AI in Phylogenetics, Bioinformatics & Biomedical Sciences — FAQ

<aside> 📜

</aside>

This page compiles key concepts and questions on the contemporary debate around AI and machine learning applied to biological and biomedical research. Questions are organized from broader foundational concepts to more specific applications.

Part 1: Foundational Concepts

What is the difference between artificial intelligence, machine learning, and deep learning?

These are nested concepts. Artificial intelligence (AI) is the broadest category — it refers to any system designed to perform tasks that typically require human intelligence, such as reasoning or decision-making. Machine learning (ML) is a subset of AI in which systems learn from data rather than being explicitly programmed with rules. Deep learning (DL) is a subset of machine learning that uses artificial neural networks with multiple layers to process information — this is where the term "deep" comes from. Deep learning typically handles complex, unstructured data such as images and text, whereas traditional machine learning often works well with structured, tabular data.

What is an artificial neuron?

An artificial neuron is the basic computational unit of a neural network, loosely inspired by biological neurons. It receives multiple inputs, applies numerical weights to them, sums the weighted values (a matrix operation), and passes the result through an activation function that acts as a threshold to determine whether the neuron "fires" or activates. This output can then serve as input to other neurons in subsequent layers.

What are generative models?

Generative models are typically deep learning models that learn the underlying statistical distribution of training data and then produce new outputs that resemble that data. Rather than classifying or predicting existing data points, they generate entirely new examples — such as protein 3D structures, DNA sequences, synthetic medical images, or novel text. Examples include GANs (Generative Adversarial Networks) and models like ProtGPT2.

What are Bayesian networks?

A Bayesian network is a probabilistic graphical model represented as a directed acyclic graph (DAG). Nodes represent variables, directed edges encode probabilistic dependencies between them, and each node can be derived from one or more parent nodes. The network uses Bayes' theorem to update beliefs about variables given new evidence, enabling principled inference under uncertainty. Bayesian networks are not deep learning models — they belong to probabilistic machine learning and can be used in both supervised and unsupervised modes depending on the task.

What is AI-guided probabilistic inference?

AI-guided probabilistic inference refers to the combination of AI or machine learning techniques with probabilistic reasoning frameworks.
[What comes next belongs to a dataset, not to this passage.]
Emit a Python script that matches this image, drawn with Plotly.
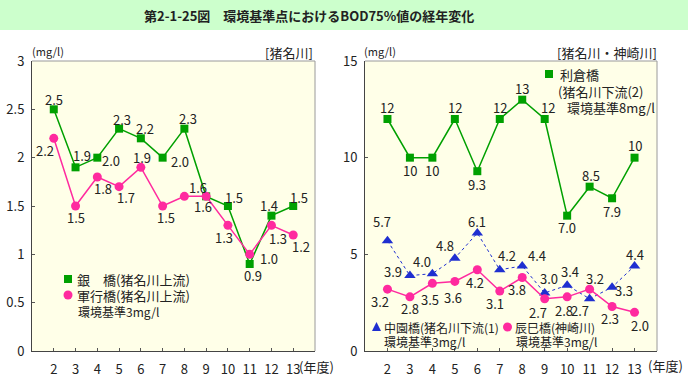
import plotly.graph_objects as go

# ---------------- data ----------------
years = [2, 3, 4, 5, 6, 7, 8, 9, 10, 11, 12, 13]
year_ticks = [str(y) for y in years]

ginbashi = [2.5, 1.9, 2.0, 2.3, 2.2, 2.0, 2.3, 1.6, 1.5, 0.9, 1.4, 1.5]      # 銀橋
gungyo = [2.2, 1.5, 1.8, 1.7, 1.9, 1.5, 1.6, 1.6, 1.3, 1.0, 1.3, 1.2]        # 軍行橋
rikura = [12, 10, 10, 12, 9.3, 12, 13, 12, 7.0, 8.5, 7.9, 10]                # 利倉橋
nakazono = [5.7, 3.9, 4.0, 4.8, 6.1, 4.2, 4.4, 3.0, 3.4, 2.7, 3.3, 4.4]      # 中園橋
tatsumi = [3.2, 2.8, 3.5, 3.6, 4.2, 3.1, 3.8, 2.7, 2.8, 3.2, 2.3, 2.0]       # 辰巳橋

left_yticks = [0, 0.5, 1, 1.5, 2, 2.5, 3]
right_yticks = [0, 5, 10, 15]

# ---------------- styling / label offsets (screen px: dx right, dy down) ----------------
W, H = 688, 377
FONT = "Noto Sans CJK JP"
GREEN = "#00a000"
PINK = "#ff2a9f"
BLUE = "#1f2fd0"
TXT = "#222222"

off_gin = [(0, -10), (6, -12), (14, 3), (3, -9), (4, -10), (17, 4), (4, -10), (-3, 10), (6, -9), (3, 11), (-2, -10), (6, -9)]
off_gun = [(-9, 12), (0, 11), (6, 11), (7, 11), (1, -10), (3, 11), (14, -9), None, (-4, 12), (19, 4), (7, 13), (8, 11)]
off_rik = [(0, -12), (0, 13), (0, 13), (0, -12), (0, 13), (0, -12), (0, -11), (3, -12), (0, 12), (1, -11), (0, 13), (0, -12)]
off_nak = [(-5, -19), (-17, -4), (-10, -12), (-10, -13), (0, -12), (7, -14), (15, -10), (4, -15), (3, -14), (-10, 12), (12, 3), (0, -11)]
off_tat = [(-7, 12), (0, 12), (-2, 16), (-2, 16), (-2, 13), (-5, 12), (-5, 12), (-7, 14), (-3, 14), (5, -11), (-2, 12), (5, 13)]


def px(x):
    return x / W


def py(y):
    return (H - y) / H


fig = go.Figure()

# data traces
fig.add_trace(go.Scatter(x=years, y=ginbashi, mode="lines+markers", xaxis="x", yaxis="y",
                         line=dict(color=GREEN, width=1.5),
                         marker=dict(symbol="square", size=8, color=GREEN), name="銀　橋"))
fig.add_trace(go.Scatter(x=years, y=gungyo, mode="lines+markers", xaxis="x", yaxis="y",
                         line=dict(color=PINK, width=1.5),
                         marker=dict(symbol="circle", size=9, color=PINK), name="軍行橋"))
fig.add_trace(go.Scatter(x=years, y=rikura, mode="lines+markers", xaxis="x2", yaxis="y2",
                         line=dict(color=GREEN, width=1.5),
                         marker=dict(symbol="square", size=8, color=GREEN), name="利倉橋"))
fig.add_trace(go.Scatter(x=years, y=nakazono, mode="lines+markers", xaxis="x2", yaxis="y2",
                         line=dict(color=BLUE, width=1, dash="dot"),
                         marker=dict(symbol="triangle-up", size=10, color=BLUE), name="中園橋"))
fig.add_trace(go.Scatter(x=years, y=tatsumi, mode="lines+markers", xaxis="x2", yaxis="y2",
                         line=dict(color=PINK, width=1.5),
                         marker=dict(symbol="circle", size=9, color=PINK), name="辰巳橋"))

ann = []


def add_labels(vals, offs, xr, yr, fmt):
    for x, v, o in zip(years, vals, offs):
        if o is None:
            continue
        ann.append(dict(x=x, y=v, xref=xr, yref=yr, text=fmt(v), showarrow=False,
                        xanchor="center", yanchor="middle", xshift=o[0], yshift=-o[1],
                        font=dict(family=FONT, size=13, color=TXT)))


fmt1 = lambda v: f"{v:.1f}"
fmt_r = lambda v: f"{v:.0f}" if v >= 10 else f"{v:.1f}"
add_labels(ginbashi, off_gin, "x", "y", fmt1)
add_labels(gungyo, off_gun, "x", "y", fmt1)
add_labels(rikura, off_rik, "x2", "y2", fmt_r)
add_labels(nakazono, off_nak, "x2", "y2", fmt1)
add_labels(tatsumi, off_tat, "x2", "y2", fmt1)


def txt(x, y, s, size=12, anchor="left", bold=False):
    ann.append(dict(x=px(x), y=py(y), xref="paper", yref="paper", text=f"<b>{s}</b>" if bold else s,
                    showarrow=False, xanchor=anchor, yanchor="middle", borderpad=0,
                    font=dict(family=FONT, size=size, color=TXT)))


# title
txt(309, 15, "第2-1-25図　環境基準点におけるBOD75%値の経年変化", size=13, anchor="center", bold=True)
# units / headers
txt(48, 51, "(mg/l)", size=11, anchor="center")
txt(380, 51, "(mg/l)", size=11, anchor="center")
txt(314, 52, "[猪名川]", size=13, anchor="right")
txt(658, 52, "[猪名川・神崎川]", size=13, anchor="right")
txt(298, 366, "(年度)", size=13, anchor="left")
txt(647, 365, "(年度)", size=13, anchor="left")
# legends
txt(76, 279, "銀　橋(猪名川上流)", size=13)
txt(76, 295, "軍行橋(猪名川上流)", size=13)
txt(77, 311, "環境基準3mg/l", size=12)
txt(559, 74, "利倉橋", size=13)
txt(557, 91, "(猪名川下流(2)", size=13)
txt(566, 108, "環境基準8mg/l", size=13)
txt(383, 327, "中園橋(猪名川下流(1)", size=12)
txt(383, 341, "環境基準3mg/l", size=12)
txt(514, 327, "辰巳橋(神崎川)", size=12)
txt(515, 341, "環境基準3mg/l", size=12)

shapes = [
    dict(type="rect", xref="paper", yref="paper", x0=0, x1=1, y0=py(30), y1=1,
         fillcolor="#ccffcc", line=dict(width=0), layer="below"),
    # top / right borders of plot areas
    dict(type="line", xref="paper", yref="paper", x0=px(32), x1=px(315), y0=py(61), y1=py(61), line=dict(color="#9a9a9a", width=1)),
    dict(type="line", xref="paper", yref="paper", x0=px(315), x1=px(315), y0=py(61), y1=py(351), line=dict(color="#9a9a9a", width=1)),
    dict(type="line", xref="paper", yref="paper", x0=px(365), x1=px(657), y0=py(61), y1=py(61), line=dict(color="#9a9a9a", width=1)),
    dict(type="line", xref="paper", yref="paper", x0=px(657), x1=px(657), y0=py(61), y1=py(351), line=dict(color="#9a9a9a", width=1)),
    # legend markers
    dict(type="rect", xref="paper", yref="paper", x0=px(64), x1=px(72), y0=py(283), y1=py(275), fillcolor=GREEN, line=dict(width=0)),
    dict(type="circle", xref="paper", yref="paper", x0=px(63.5), x1=px(72.5), y0=py(299.5), y1=py(290.5), fillcolor=PINK, line=dict(width=0)),
    dict(type="rect", xref="paper", yref="paper", x0=px(545), x1=px(553), y0=py(78), y1=py(70), fillcolor=GREEN, line=dict(width=0)),
    dict(type="path", xref="paper", yref="paper",
         path=f"M {px(372)} {py(331)} L {px(381)} {py(331)} L {px(376.5)} {py(322)} Z", fillcolor=BLUE, line=dict(width=0)),
    dict(type="circle", xref="paper", yref="paper", x0=px(503), x1=px(512), y0=py(331.5), y1=py(322.5), fillcolor=PINK, line=dict(width=0)),
]

xaxis_common = dict(range=[1, 14], tickmode="array", tickvals=years, ticktext=year_ticks,
                    ticks="inside", ticklen=3, tickcolor="#555", showline=True, linecolor="#444",
                    linewidth=1, showgrid=False, zeroline=False, ticklabelstandoff=6, automargin=False,
                    tickfont=dict(family=FONT, size=13, color=TXT), fixedrange=True)
yaxis_common = dict(ticks="inside", ticklen=3, tickcolor="#555", showline=True, linecolor="#444",
                    linewidth=1, showgrid=False, zeroline=False, ticklabelstandoff=4, automargin=False,
                    tickfont=dict(family=FONT, size=13, color=TXT), fixedrange=True)

fig.update_layout(
    template="none",
    width=W, height=H, autosize=False,
    margin=dict(l=0, r=0, t=0, b=0, pad=0),
    paper_bgcolor="white", plot_bgcolor="#ffffe8",
    showlegend=False,
    xaxis=dict(domain=[px(32), px(315)], anchor="y", **xaxis_common),
    yaxis=dict(domain=[py(351), py(61)], anchor="x", range=[0, 3], tickvals=left_yticks, **yaxis_common),
    xaxis2=dict(domain=[px(365), px(657)], anchor="y2", **xaxis_common),
    yaxis2=dict(domain=[py(351), py(61)], anchor="x2", range=[0, 15], tickvals=right_yticks, **yaxis_common),
    annotations=ann,
    shapes=shapes,
)

fig.write_html(
    "out.html",
    config={"displayModeBar": False, "staticPlot": True},
    post_script="document.body.style.margin='0';document.body.style.overflow='hidden';",
)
Rather than running standard Bayesian inference alone, AI methods — such as neural networks — guide or accelerate the exploration of the probability space to improve inference. This approach offers more predictive power than Bayesian networks alone, while retaining the ability to quantify uncertainty. It is more computationally demanding and generally less interpretable than pure Bayesian networks.

What are LSTMs and how do they differ from large language models?

LSTMs (Long Short-Term Memory networks) are a type of recurrent neural network designed to capture long-range dependencies in sequential data by processing sequences step by step. They are useful for genomic sequence modeling, chromatin state prediction, and temporal clinical data analysis. Large language models (LLMs), by contrast, use transformer architectures that process entire sequences simultaneously via attention mechanisms, making them more powerful and efficient for natural language tasks. LLMs use tokens — discrete text chunks — as their basic units of input and output, whereas LSTMs work directly with raw sequential elements.

What are tokens and how do transformers use them?

A token is a chunk of text — a word, subword, or character — that a model processes as a discrete unit. Transformers break input text into tokens and then process all tokens simultaneously using attention mechanisms, allowing each token to "attend" to every other token in the sequence. This enables the model to capture context and long-range relationships efficiently. Token limits define the maximum amount of text a model can process at once (the context window).